Friday, May 05, 2023

Big Changes at Indy Week

 

I've been contributing to both the Indy Press Club, to help support the work and reporting of The Weekly Independent of Durham, and I immediately signed up for a small monthly payment to the new digital magazine for long-form journalism, The Assembly. Both Indy Week and The Assembly have become must reads for me. Indy Week (and editor Jane Porter's daily emailed newsletter) has a distinct progressive lean, while The Assembly touts its non-partisan approach but has Jeffrey Billman on staff, one of the best investigators in North Carolina. (Billman used to be the editor of Indy Week.)

Kyle Villemain


Wednesday's news in Indy Week was that the two publications have merged, though the Q&A with Kyle Villemain, the founder of The Assembly, published on the Indy's website, strongly suggests that the merger was lopsided and that The Assembly is really now running Indy Week. Which is okay, I guess, but I do have questions.

Villemain is very much in charge, now, of Indy Week. In the Q&A, Villemain sez:

We know the INDY is a progressive outlet and we respect that. There will be some stories the INDY publishes that will make me tear my hair out, and vice versa. It’s good and healthy to have different perspectives at different outlets.

Our focus will be on ensuring that the INDY’s reporting is done at the highest level. The paper has to be a place that helps readers navigate where they live. That means local accountability and politics reporting, and a doubling down on arts, music, food, and culture.

More "local accountability and politics reporting" ... good! That's why I go there. But then Villemain sez this, which reads like the lowering of the hammer:

The INDY has to stop doing some things, so that its team has time to do new things.

We’ll be making the painful but productive choice of moving from weekly print to every other week print. That will be the biggest change. Simply put, the INDY’s team needs more time to focus on reporting, and less scrambling to get out a weekly paper.

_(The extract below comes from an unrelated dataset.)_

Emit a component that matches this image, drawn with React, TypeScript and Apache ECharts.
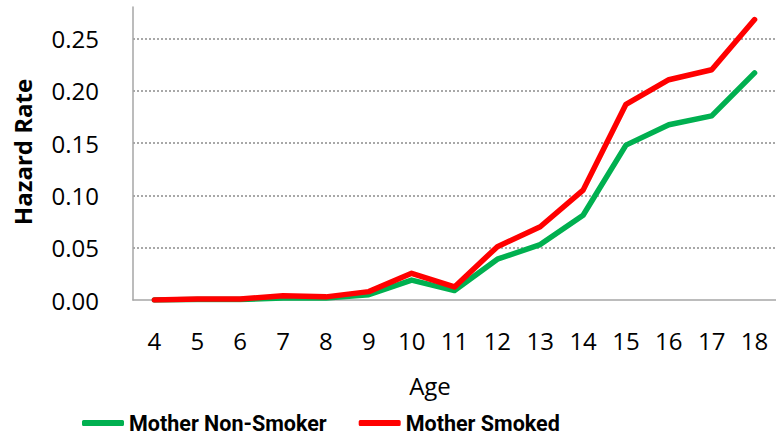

You’ll also likely see a shorter daily newsletter, so that the INDY’s terrific editor-in-chief has more time for editing, and less spent on early morning newsletter writing.

Jane Porter's daily email is my first reading every morning, and I'll miss it, or rue it if it becomes so sketchy as to be worthless. I don't depend on the print edition, so I have to hope that digitally the Indy Week site will pop with new stuff more frequently than once every two weeks.

Toward the end of the Q&A, Villemain slips in a red letter of blood being shed to keep Indy Week alive:

We’re not doing this so that the INDY can shrink. We’ll have to make some tough cuts to stop the bleeding, but we’ve got a plan to grow the INDY significantly by the end of the year. The Triangle needs more reporters out on the streets, and we think the INDY can be the solution.

 "The bleeding." It's happening to legitimate journalism all over the map. We've got to keep independent voices, and I feel a pay-wall coming at Indy Week, and I will pay it.